『シン・シティ』独特のセリフ・映像表現で3人の男の闘いを描いたハードボイルド映画
アメリカの犯罪都市シン・シティ(ベイシン・シティ)を舞台に、3人の男の戦いを、モノクロと部分的なカラーを用いたスタイリッシュな映像、そして男臭いかっこよさと詩的さを両立したセリフで描写したのが、ハードボイルド映画『シン・シティ』だ。
愛のために悪に牙を剥く男たち
生まれる時代を間違えた英雄マーヴは、一夜の夢を見せてくれた娼婦ゴールディの仇を討つために。
警察に追われている犯罪者ドワイトは、かつての恋人で娼婦街の女王ゲイルと街を守るために。
冤罪をかけられた元刑事ハーティガンは、冤罪を受け入れてでも守った一途な少女ナンシーを再び守り抜くために。
3 人の男たちがそれぞれの理由で、愛する女性のために暴力で悪に立ち向かう。
魅力あふれる登場人物たちと様々な愛の形
本作は吹き替えが妙に豪華なのが特徴だ。
最初のセリフについての感想も、吹き替え版についてである。
渋かっこよさと美しさを併せ持つセリフは、好きな人にはたまらない。
また、男たちの行動の動機となる個性的なヒロインも、そして彼らの様々な形の愛も魅力の一つだ。
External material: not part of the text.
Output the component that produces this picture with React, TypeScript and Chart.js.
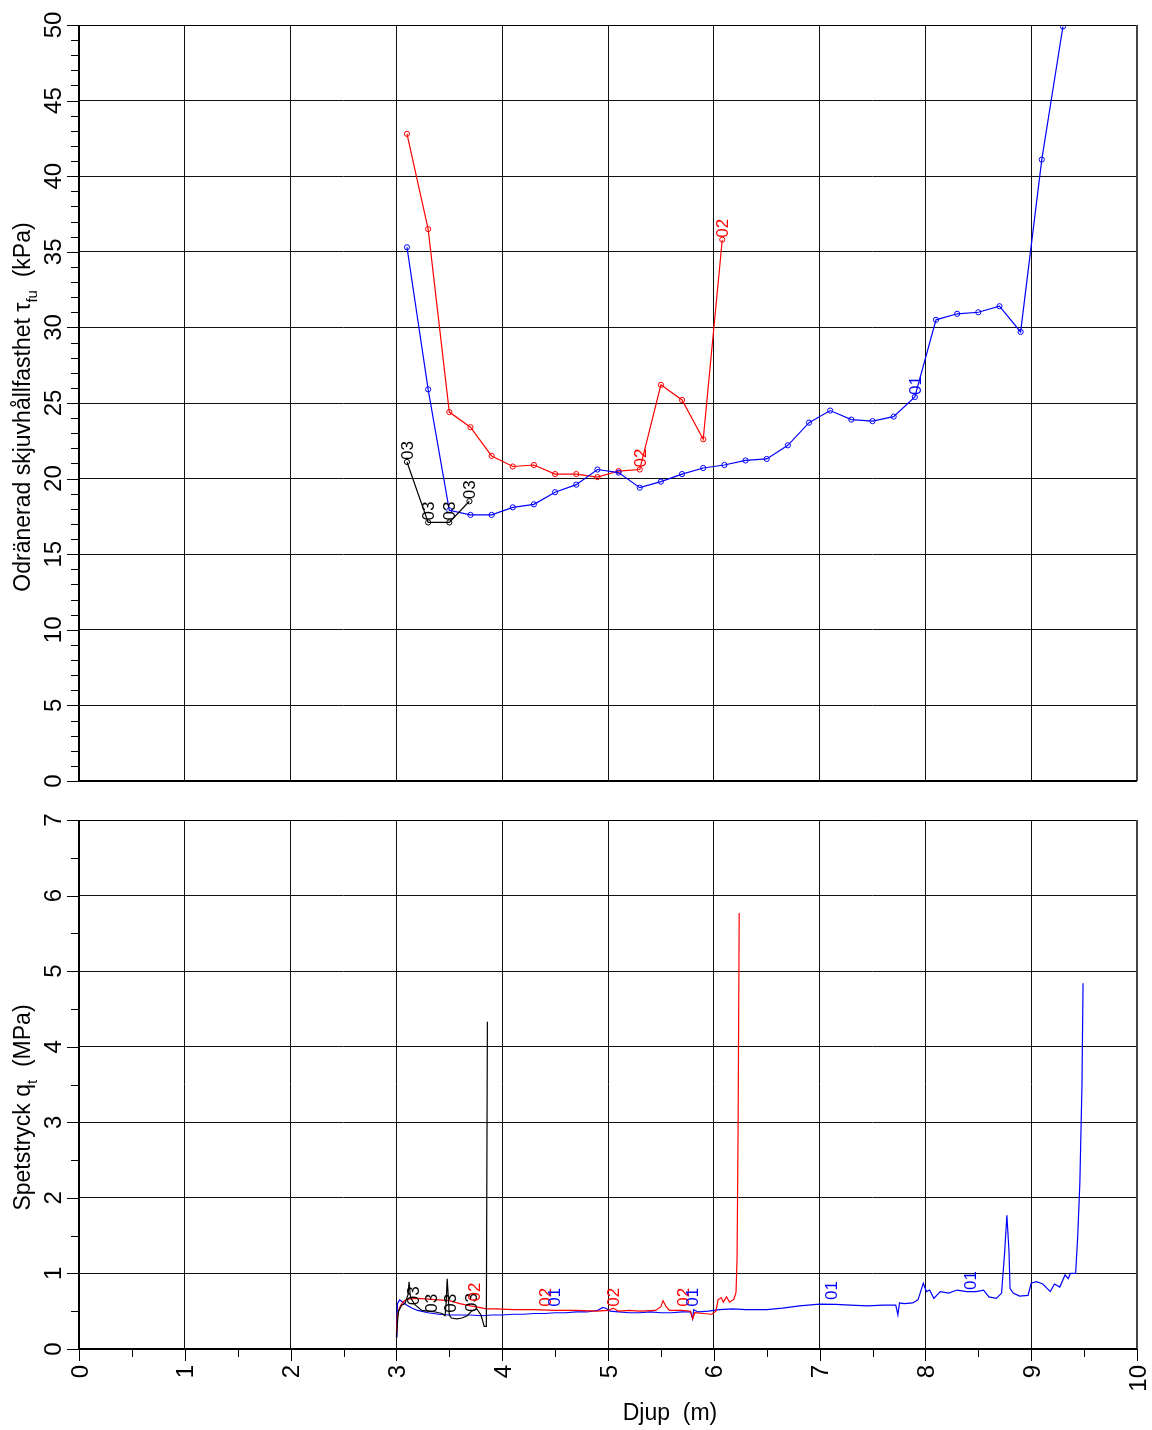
import React, { useEffect, useRef } from 'react';
import { Chart, registerables } from 'chart.js';

Chart.register(...registerables);

const FONT = '"Liberation Sans", Arial, Helvetica, sans-serif';
const BLUE = '#0000ff';
const RED = '#ff0000';
const BLACK = '#000000';

// ---------- Top panel: undrained shear strength (kPa) vs depth (m) ----------
const vaneDepth01 = [3.1, 3.3, 3.5, 3.7, 3.9, 4.1, 4.3, 4.5, 4.7, 4.9, 5.1, 5.3, 5.5, 5.7, 5.9, 6.1, 6.3, 6.5, 6.7, 6.9, 7.1, 7.3, 7.5, 7.7, 7.9, 8.1, 8.3, 8.5, 8.7, 8.9, 9.1, 9.3];
const vaneTau01 = [35.3, 25.9, 17.9, 17.6, 17.6, 18.1, 18.3, 19.1, 19.6, 20.6, 20.4, 19.4, 19.8, 20.3, 20.7, 20.9, 21.2, 21.3, 22.2, 23.7, 24.5, 23.9, 23.8, 24.1, 25.4, 30.5, 30.9, 31.0, 31.4, 29.7, 41.1, 49.9];
const vaneDepth02 = [3.1, 3.3, 3.5, 3.7, 3.9, 4.1, 4.3, 4.5, 4.7, 4.9, 5.1, 5.3, 5.5, 5.7, 5.9, 6.08];
const vaneTau02 = [42.8, 36.5, 24.4, 23.4, 21.5, 20.8, 20.9, 20.3, 20.3, 20.1, 20.5, 20.6, 26.2, 25.2, 22.6, 35.8];
const vaneDepth03 = [3.1, 3.3, 3.5, 3.69];
const vaneTau03 = [21.1, 17.1, 17.1, 18.5];

const topLabelText = ['03', '03', '03', '03', '02', '02', '01'];
const topLabelDepth = [3.1, 3.3, 3.5, 3.69, 5.3, 6.08, 7.9];
const topLabelValue = [21.1, 17.1, 17.1, 18.5, 20.6, 35.8, 25.4];

const topYTicks = ['0', '5', '10', '15', '20', '25', '30', '35', '40', '45', '50'];

// ---------- Bottom panel: cone resistance qt (MPa) vs depth (m) ----------
const qtDepth01 = [3.0, 3.005, 3.01, 3.03, 3.06, 3.1, 3.15, 3.2, 3.3, 3.4, 3.5, 3.6, 3.7, 3.8, 3.9, 4.0, 4.1, 4.2, 4.3, 4.4, 4.5, 4.6, 4.7, 4.8, 4.9, 4.95, 4.98, 5.02, 5.1, 5.2, 5.3, 5.4, 5.5, 5.6, 5.7, 5.78, 5.8, 5.81, 5.85, 5.95, 6.05, 6.18, 6.3, 6.5, 6.65, 6.81, 7.0, 7.15, 7.29, 7.45, 7.6, 7.72, 7.74, 7.755, 7.8, 7.88, 7.93, 7.98, 8.01, 8.04, 8.08, 8.14, 8.22, 8.3, 8.39, 8.48, 8.55, 8.6, 8.67, 8.72, 8.75, 8.77, 8.79, 8.8, 8.83, 8.89, 8.97, 9.0, 9.05, 9.11, 9.18, 9.22, 9.27, 9.32, 9.35, 9.37, 9.42, 9.44, 9.46, 9.48, 9.49];
const qtValue01 = [0.16, 0.4, 0.6, 0.65, 0.62, 0.58, 0.54, 0.51, 0.48, 0.46, 0.45, 0.45, 0.45, 0.44, 0.45, 0.45, 0.46, 0.46, 0.47, 0.47, 0.48, 0.48, 0.49, 0.49, 0.51, 0.55, 0.54, 0.5, 0.49, 0.48, 0.48, 0.49, 0.48, 0.48, 0.49, 0.49, 0.4, 0.52, 0.49, 0.5, 0.52, 0.53, 0.52, 0.52, 0.54, 0.57, 0.595, 0.59, 0.58, 0.57, 0.58, 0.58, 0.45, 0.61, 0.6, 0.61, 0.65, 0.87, 0.76, 0.78, 0.67, 0.76, 0.74, 0.78, 0.76, 0.76, 0.78, 0.69, 0.67, 0.74, 1.3, 1.77, 1.3, 0.8, 0.74, 0.7, 0.71, 0.87, 0.89, 0.86, 0.76, 0.86, 0.82, 0.98, 0.93, 1.0, 1.0, 1.5, 2.2, 3.5, 4.84];

const qtDepth02 = [3.0, 3.01, 3.03, 3.06, 3.1, 3.2, 3.3, 3.4, 3.5, 3.6, 3.7, 3.78, 3.85, 3.95, 4.1, 4.3, 4.5, 4.7, 4.9, 5.0, 5.05, 5.1, 5.2, 5.3, 5.45, 5.5, 5.52, 5.55, 5.58, 5.7, 5.78, 5.8, 5.82, 5.9, 5.98, 6.02, 6.04, 6.07, 6.09, 6.12, 6.15, 6.19, 6.21, 6.22, 6.23, 6.24];
const qtValue02 = [0.18, 0.45, 0.55, 0.62, 0.66, 0.67, 0.66, 0.65, 0.64, 0.6, 0.57, 0.55, 0.53, 0.53, 0.52, 0.52, 0.51, 0.51, 0.5, 0.51, 0.54, 0.5, 0.51, 0.5, 0.51, 0.56, 0.64, 0.56, 0.51, 0.51, 0.5, 0.4, 0.48, 0.47, 0.46, 0.5, 0.65, 0.68, 0.62, 0.69, 0.62, 0.66, 0.75, 1.2, 3.0, 5.77];

const qtDepth03 = [3.0, 3.01, 3.02, 3.05, 3.08, 3.11, 3.12, 3.13, 3.14, 3.18, 3.24, 3.3, 3.37, 3.43, 3.46, 3.47, 3.48, 3.49, 3.5, 3.52, 3.57, 3.62, 3.67, 3.71, 3.76, 3.8, 3.83, 3.85, 3.86];
const qtValue03 = [0.15, 0.35, 0.5, 0.58, 0.6, 0.72, 0.89, 0.72, 0.66, 0.58, 0.51, 0.5, 0.49, 0.47, 0.44, 0.6, 0.93, 0.7, 0.45, 0.41, 0.4, 0.41, 0.44, 0.5, 0.53, 0.45, 0.3, 0.3, 4.33];

const botLabelText = ['03', '03', '03', '03', '02', '02', '02', '02', '01', '01', '01', '01'];
const botLabelDepth = [3.16, 3.33, 3.51, 3.7, 3.73, 4.4, 5.05, 5.71, 4.49, 5.79, 7.11, 8.42];
const botLabelValue = [0.58, 0.48, 0.48, 0.49, 0.63, 0.56, 0.56, 0.56, 0.56, 0.56, 0.65, 0.78];

const botYTicks = ['0', '1', '2', '3', '4', '5', '6', '7'];
const xTicks = ['0', '1', '2', '3', '4', '5', '6', '7', '8', '9', '10'];

const seriesColor: Record<string, string> = { '01': BLUE, '02': RED, '03': BLACK };

function pts(xs: number[], ys: number[]) {
  return xs.map((x, i) => ({ x, y: ys[i] }));
}

type Part = { text: string; size: number; dy: number };

function drawRich(ctx: CanvasRenderingContext2D, parts: Part[], cx: number, cy: number, vertical: boolean) {
  const widths = parts.map((p) => {
    ctx.font = `${p.size}px ${FONT}`;
    return ctx.measureText(p.text).width;
  });
  const total = widths.reduce((a, b) => a + b, 0);
  ctx.save();
  ctx.translate(cx, cy);
  if (vertical) ctx.rotate(-Math.PI / 2);
  ctx.textAlign = 'left';
  ctx.textBaseline = 'alphabetic';
  ctx.fillStyle = '#000';
  let x = -total / 2;
  parts.forEach((p, i) => {
    ctx.font = `${p.size}px ${FONT}`;
    ctx.fillText(p.text, x, p.dy);
    x += widths[i];
  });
  ctx.restore();
}

const decorPlugin = {
  id: 'decor',
  afterDraw(chart: any, _args: any, o: any) {
    const ctx: CanvasRenderingContext2D = chart.ctx;
    const { left, right, top, bottom } = chart.chartArea;
    const xs = chart.scales.x;
    const ys = chart.scales.y;
    ctx.save();

    // series labels
    const lblSize = 17;
    ctx.font = `${lblSize}px ${FONT}`;
    for (let i = 0; i < o.labelText.length; i++) {
      const px = xs.getPixelForValue(o.labelDepth[i]);
      const py = ys.getPixelForValue(o.labelValue[i]) - o.labelGap;
      ctx.save();
      ctx.translate(px, py);
      ctx.rotate(-Math.PI / 2);
      ctx.fillStyle = seriesColor[o.labelText[i]];
      ctx.textAlign = 'left';
      ctx.textBaseline = 'alphabetic';
      ctx.fillText(o.labelText[i], 0, lblSize * 0.358);
      ctx.restore();
    }

    // frame
    ctx.strokeStyle = '#000';
    ctx.lineWidth = 1;
    ctx.beginPath();
    ctx.moveTo(left, Math.round(top) + 0.5);
    ctx.lineTo(right, Math.round(top) + 0.5);
    ctx.stroke();
    ctx.strokeStyle = '#444';
    ctx.lineWidth = 2;
    ctx.beginPath();
    ctx.moveTo(right, top);
    ctx.lineTo(right, bottom);
    ctx.stroke();
    ctx.strokeStyle = '#000';
    ctx.lineWidth = 2;
    ctx.beginPath();
    ctx.moveTo(left, top);
    ctx.lineTo(left, bottom);
    ctx.lineTo(right, bottom);
    ctx.stroke();

    // y tick marks
    ctx.lineWidth = 1;
    const nMinor = Math.round((ys.max - ys.min) / o.yMinor);
    for (let i = 0; i <= nMinor; i++) {
      const v = ys.min + i * o.yMinor;
      const r = v / o.yMajor;
      const major = Math.abs(r - Math.round(r)) < 1e-6;
      const py = Math.round(ys.getPixelForValue(v)) + 0.5;
      ctx.beginPath();
      ctx.moveTo(left - (major ? 12 : 8), py);
      ctx.lineTo(left, py);
      ctx.stroke();
    }

    // y tick labels
    const tickSize = 24;
    ctx.fillStyle = '#000';
    ctx.font = `${tickSize}px ${FONT}`;
    for (const t of o.yTicks) {
      const py = ys.getPixelForValue(Number(t));
      ctx.save();
      ctx.translate(left - 18, py);
      ctx.rotate(-Math.PI / 2);
      ctx.textAlign = 'center';
      ctx.textBaseline = 'alphabetic';
      ctx.fillText(t, 0, 0);
      ctx.restore();
    }

    // x ticks and labels
    if (o.xTicks) {
      const nx = Math.round((xs.max - xs.min) / 0.5);
      for (let i = 0; i <= nx; i++) {
        const v = xs.min + i * 0.5;
        const major = Math.abs(v - Math.round(v)) < 1e-6;
        const px = Math.round(xs.getPixelForValue(v)) + 0.5;
        ctx.beginPath();
        ctx.moveTo(px, bottom);
        ctx.lineTo(px, bottom + (major ? 12 : 8));
        ctx.stroke();
      }
      for (const t of o.xTicks) {
        const px = xs.getPixelForValue(Number(t));
        ctx.save();
        ctx.translate(px, bottom + 16);
        ctx.rotate(-Math.PI / 2);
        ctx.textAlign = 'right';
        ctx.textBaseline = 'alphabetic';
        ctx.fillText(t, 0, tickSize * 0.358);
        ctx.restore();
      }
    }

    // titles
    drawRich(ctx, o.yTitle, 30, (top + bottom) / 2 + o.yTitleShift, true);
    if (o.xTitle) {
      drawRich(ctx, o.xTitle, (left + right) / 2 + 62, bottom + 71, false);
    }
    ctx.restore();
  },
};

function baseScales(yMax: number, yStep: number) {
  return {
    x: {
      type: 'linear',
      min: 0,
      max: 10,
      ticks: { display: false, stepSize: 1 },
      grid: { color: '#111', lineWidth: 1, drawTicks: false },
      border: { display: false },
      afterFit: (s: any) => {
        s.height = 0;
      },
    },
    y: {
      type: 'linear',
      min: 0,
      max: yMax,
      ticks: { display: false, stepSize: yStep },
      grid: { color: '#111', lineWidth: 1, drawTicks: false },
      border: { display: false },
      afterFit: (s: any) => {
        s.width = 0;
      },
    },
  };
}

function topConfig(): any {
  const mk = (label: string, xs: number[], ys: number[], c: string) => ({
    label,
    data: pts(xs, ys),
    borderColor: c,
    borderWidth: 1.2,
    pointRadius: 2.6,
    pointBorderWidth: 1,
    pointBorderColor: c,
    pointBackgroundColor: 'rgba(0,0,0,0)',
    fill: false,
    tension: 0,
  });
  return {
    type: 'line',
    data: {
      datasets: [
        mk('03', vaneDepth03, vaneTau03, BLACK),
        mk('01', vaneDepth01, vaneTau01, BLUE),
        mk('02', vaneDepth02, vaneTau02, RED),
      ],
    },
    options: {
      animation: false,
      responsive: false,
      devicePixelRatio: 1,
      events: [],
      layout: { padding: { left: 79, right: 15, top: 25, bottom: 19 } },
      plugins: {
        legend: { display: false },
        tooltip: { enabled: false },
        decor: {
          labelText: topLabelText,
          labelDepth: topLabelDepth,
          labelValue: topLabelValue,
          labelGap: 2,
          yMinor: 1,
          yMajor: 5,
          yTicks: topYTicks,
          xTicks: null,
          yTitle: [
            { text: 'Odränerad skjuvhållfasthet τ', size: 23, dy: 0 },
            { text: 'fu', size: 15, dy: 7 },
            { text: '  (kPa)', size: 23, dy: 0 },
          ],
          yTitleShift: 4,
          xTitle: null,
        },
      },
      scales: baseScales(50, 5),
    },
    plugins: [decorPlugin],
  };
}

function bottomConfig(): any {
  const mk = (label: string, xs: number[], ys: number[], c: string) => ({
    label,
    data: pts(xs, ys),
    borderColor: c,
    borderWidth: 1.2,
    pointRadius: 0,
    fill: false,
    tension: 0,
  });
  return {
    type: 'line',
    data: {
      datasets: [
        mk('03', qtDepth03, qtValue03, BLACK),
        mk('02', qtDepth02, qtValue02, RED),
        mk('01', qtDepth01, qtValue01, BLUE),
      ],
    },
    options: {
      animation: false,
      responsive: false,
      devicePixelRatio: 1,
      events: [],
      layout: { padding: { left: 79, right: 15, top: 20, bottom: 81 } },
      plugins: {
        legend: { display: false },
        tooltip: { enabled: false },
        decor: {
          labelText: botLabelText,
          labelDepth: botLabelDepth,
          labelValue: botLabelValue,
          labelGap: 0,
          yMinor: 0.5,
          yMajor: 1,
          yTicks: botYTicks,
          xTicks: xTicks,
          yTitle: [
            { text: 'Spetstryck q', size: 23, dy: 0 },
            { text: 't', size: 15, dy: 7 },
            { text: '  (MPa)', size: 23, dy: 0 },
          ],
          yTitleShift: 23,
          xTitle: [{ text: 'Djup  (m)', size: 23, dy: 0 }],
        },
      },
      scales: baseScales(7, 1),
    },
    plugins: [decorPlugin],
  };
}

function Panel({ make, top, height }: { make: () => any; top: number; height: number }) {
  const ref = useRef<HTMLCanvasElement>(null);
  useEffect(() => {
    const chart = new Chart(ref.current as HTMLCanvasElement, make());
    return () => chart.destroy();
  }, []);
  return (
    <canvas
      ref={ref}
      width={1152}
      height={height}
      style={{ position: 'absolute', left: 0, top, width: 1152, height, display: 'block' }}
    />
  );
}

export default function App() {
  return (
    <div style={{ position: 'absolute', left: 0, top: 0, width: 1152, height: 1430, background: '#fff' }}>
      <Panel make={topConfig} top={0} height={800} />
      <Panel make={bottomConfig} top={800} height={630} />
    </div>
  );
}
愛ゆえに自ら破滅へと突き進む姿は、バカだと思いつつも惹かれてしまうものがある。
好き嫌いの分かれそうな映像・暴力表現
そんな本作の欠点は、好き嫌いの分かれそうな映像表現だ。
個人的には芸術的だと思うが、今どきモノクロなんて、と敬遠する人も多いのでは。目に悪い気もするし。
本作のハードボイルドさを支える大事な一因でもある暴力描写も、これまた人によっては受け付けないだろう。
ところどころ笑いを誘うような暴力表現まであるし。矢文が刺さったモブキャラの言動は、妙にシュールだった。
癖は強いが、興味があればぜひ見てほしい
まとめると、個人的には他人に薦めたいものの、癖が強いゆえに万人向けではない。が、ハマれる人はとことんハマれる映画だ。
アダルティでハードボイルドな作風が好きだったり、予告編などでスタイリッシュな映像に魅せられたりしたら、一度見てほしい。